(Yes, the title is a reference to a Church hymn. "We Are All Enlisted" is a great Christian hymn that rallies people to the cause. I don't think my paraphrase will ever make it into a hymnal, but hopefully it rallies people to understand the things that they, and others around them, are facing.)
I'm giving up food this week.
Not completely, but almost. I found a diet last year that was completely effective for treating my bipolar, and when it's used for other conditions it has the chance of effecting a permanent cure. Just one caveat - you have to be faithful for two years. I did the diet for 6 months and saw total improvement - from up to 4 cycles of depression each month (each lasting from a day to a week) to 0. Then I got sick when my brother got leukemia, and mixed with the stress of 19.5 credits at school, two jobs, running our business, driving to the hospital and back each day, and life, I couldn't get better. So I stopped and told myself I would pick the diet back up when life became less stressful. Since CJ was declared cancer-free in January, I've felt the tinge to do it... but couldn't push myself to do it. But I'm doing it now.
That's why I'm giving up food - or more specifically, carbohydrates - because my brain is affected by them. Taking carbs out of my diet will cause my brain to slowly move over to processing ketones, which are metabolites of fatty acids. And, somehow, that fixes my bipolar.
I was realizing earlier this week that everyone in the world has probably been addicted to something. Now, when I say addicted, I mean that they indulge in an activity that they know is not beneficial in the long run, but that brings them immediate pleasure (or at least relief from pain) nonetheless... and either have no intentions of stopping or cannot.
Some of the major addictions are pornography (which definitely runs with same-gender attraction, as well as opposite-gender attraction), drugs, and alcohol, but then there are the newer-age addictions to video games, Facebook (or other stuff on the Internet), and the age-old addiction to food. I don't think it's an addiction to food, actually. I think it's an addiction to certain types of food - probably sugar and refined carbs because they have an immediate and important impact on the brain. Bring up the fact that refined sugar causes only bad things - oxidative stress, insulin resistance, and other things - on the body to a sugar addict, and suggest change, and it's like telling a porn addict to turn off the Internet to his house.
But yeah. The reality is that we're all addicted, or have been at one point. I think that's what the Lord meant, in part, when He spoke about the natural man as an enemy to God. We're entrenched in the ways of mortality and definitely have trouble getting out. And often, as much as this will grate on the nerves of everyone who hears it (because it grates on mine), when we're trying to get out of addictions, or to train our bodies and minds to do new things,
we have to toss some of the good with the bad.
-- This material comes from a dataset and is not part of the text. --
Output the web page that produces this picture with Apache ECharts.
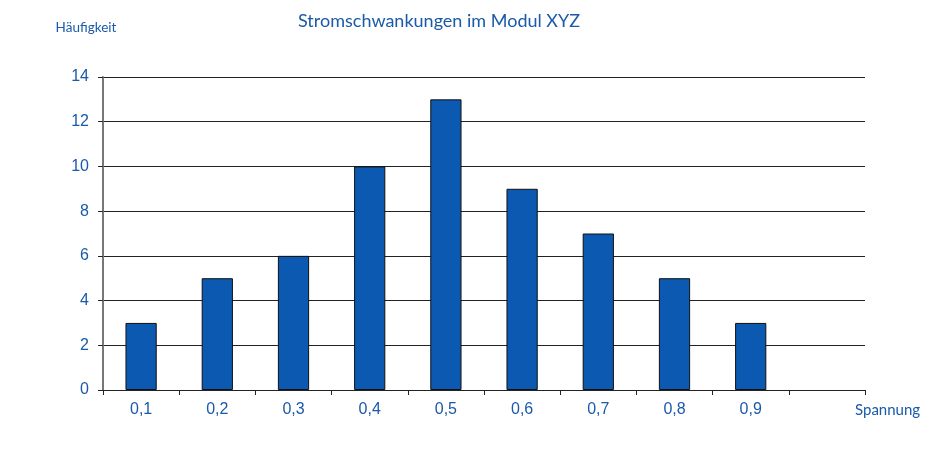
<!DOCTYPE html>
<html>
<head>
<meta charset="utf-8">
<script src="https://cdn.jsdelivr.net/npm/echarts@6/dist/echarts.min.js"></script>
<style>
  html, body { margin: 0; padding: 0; background: #fff; }
  #chart { width: 945px; height: 459px; }
</style>
</head>
<body>
<div id="chart"></div>
<script>
// Spannung categories (last slot is empty)
var categories = ['0,1', '0,2', '0,3', '0,4', '0,5', '0,6', '0,7', '0,8', '0,9', ''];
var counts = [3, 5, 6, 10, 13, 9, 7, 5, 3, null];
var yTicks = { min: 0, max: 14, interval: 2 };

var blue = '#1a5aa8';
var myChart = echarts.init(document.getElementById('chart'));
var option = {
    animation: false,
    title: {
        text: 'Stromschwankungen im Modul XYZ',
        left: 293,
        top: 7,
        textStyle: {
            color: blue,
            fontFamily: 'Lato',
            fontWeight: 'normal',
            fontSize: 18
        }
    },
    grid: {
        left: 103,
        right: 80,
        top: 77,
        bottom: 69
    },
    xAxis: {
        type: 'category',
        data: categories,
        boundaryGap: true,
        name: 'Spannung',
        nameLocation: 'end',
        nameGap: -10,
        nameTextStyle: {
            color: blue,
            fontFamily: 'Lato',
            fontSize: 15,
            align: 'left',
            verticalAlign: 'top',
            padding: [13, 0, 0, 0]
        },
        axisLine: { lineStyle: { color: '#222', width: 1 } },
        axisTick: { show: true, length: 5, alignWithLabel: false, lineStyle: { color: '#222' } },
        axisLabel: {
            color: blue,
            fontFamily: 'Liberation Sans',
            fontSize: 16,
            margin: 12
        }
    },
    yAxis: {
        type: 'value',
        min: yTicks.min,
        max: yTicks.max,
        interval: yTicks.interval,
        name: 'Häufigkeit',
        nameLocation: 'end',
        nameGap: 42,
        nameTextStyle: {
            color: blue,
            fontFamily: 'Lato',
            fontSize: 13.5,
            align: 'center',
            padding: [0, 34, 0, 0]
        },
        axisLine: { show: true, lineStyle: { color: '#777', width: 2 } },
        axisTick: { show: true, length: 5, lineStyle: { color: '#222' } },
        axisLabel: {
            color: blue,
            fontFamily: 'Liberation Sans',
            fontSize: 16,
            margin: 14
        },
        splitLine: { lineStyle: { color: '#222', width: 1 } }
    },
    series: [{
        type: 'bar',
        data: counts,
        barWidth: '41%',
        itemStyle: {
            color: '#0b59b0',
            borderColor: '#111',
            borderWidth: 1
        }
    }]
};
myChart.setOption(option);
</script>
</body>
</html>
I went without Internet for a while so that I could have peace in my apartment and not have the temptation of pornography. It meant that every time I wanted to use the Internet I had to go to school, but since BYU had heavy filters I felt like I was safe there from myself. I know that my bishop suggests the same thing to guys and girls who go into his office and struggle with pornography. "If thine eye offend thee, pluck it out." I wouldn't suggest self-mutilation (I think that some of us have thought about it, but, really, there are better options), but, metaphorically, it's better to go to Heaven blind than to go to Hell able to see. I could give up YouTube and email for peace of mind.
Giving up food has been just as hard. Last time I did this, I dreamed about eating whole-wheat bread. And had to stop myself even in the dream because I didn't want to create a pattern of giving in to temptation. I can have 10 grams of carbohydrates spaced throughout the day. With a multivitamin and calcium supplement, it's down to about 8. A piece of bread can have 40. Yeah.
I don't know where I was going with this. But I think that sometimes we look at people who are struggling to change major things in their lives (with addictions) and think that they are going through something wholly different from our own. I know I have sometimes. I look at my brother, who has trouble controlling his eating, and went for 30 days without pizza, only to go back on it again. Or others that I know who have dramatically different issues that they face. But even though I'm vegan and don't eat sugar, I still have to give up food because of the cards that life has dealt me. And I already know that I'll go through withdrawal.
Changing anything has to happen with the Lord's help. As I write this, it's begun pouring rain. A sign, at least in my life, that I'm doing the right thing and that God is involved in my life. *sigh* This is going to be hard though. It means giving up eating with other people in most cases. Giving up the opportunity for someone else to cook for me, in most cases as well. And much more complicated dating. Well, at least it's happening now. My hope is that I can fix the depressive cycles before I get married someday; that way I'll have at least one less thing to worry about influencing the most important mortal relationship in eternity.
We are all addicted to who we are. To what we know. To the present and the past and the safe. But the beauty of mortality, and the Atonement of Christ, is that we can all change, no matter what we face.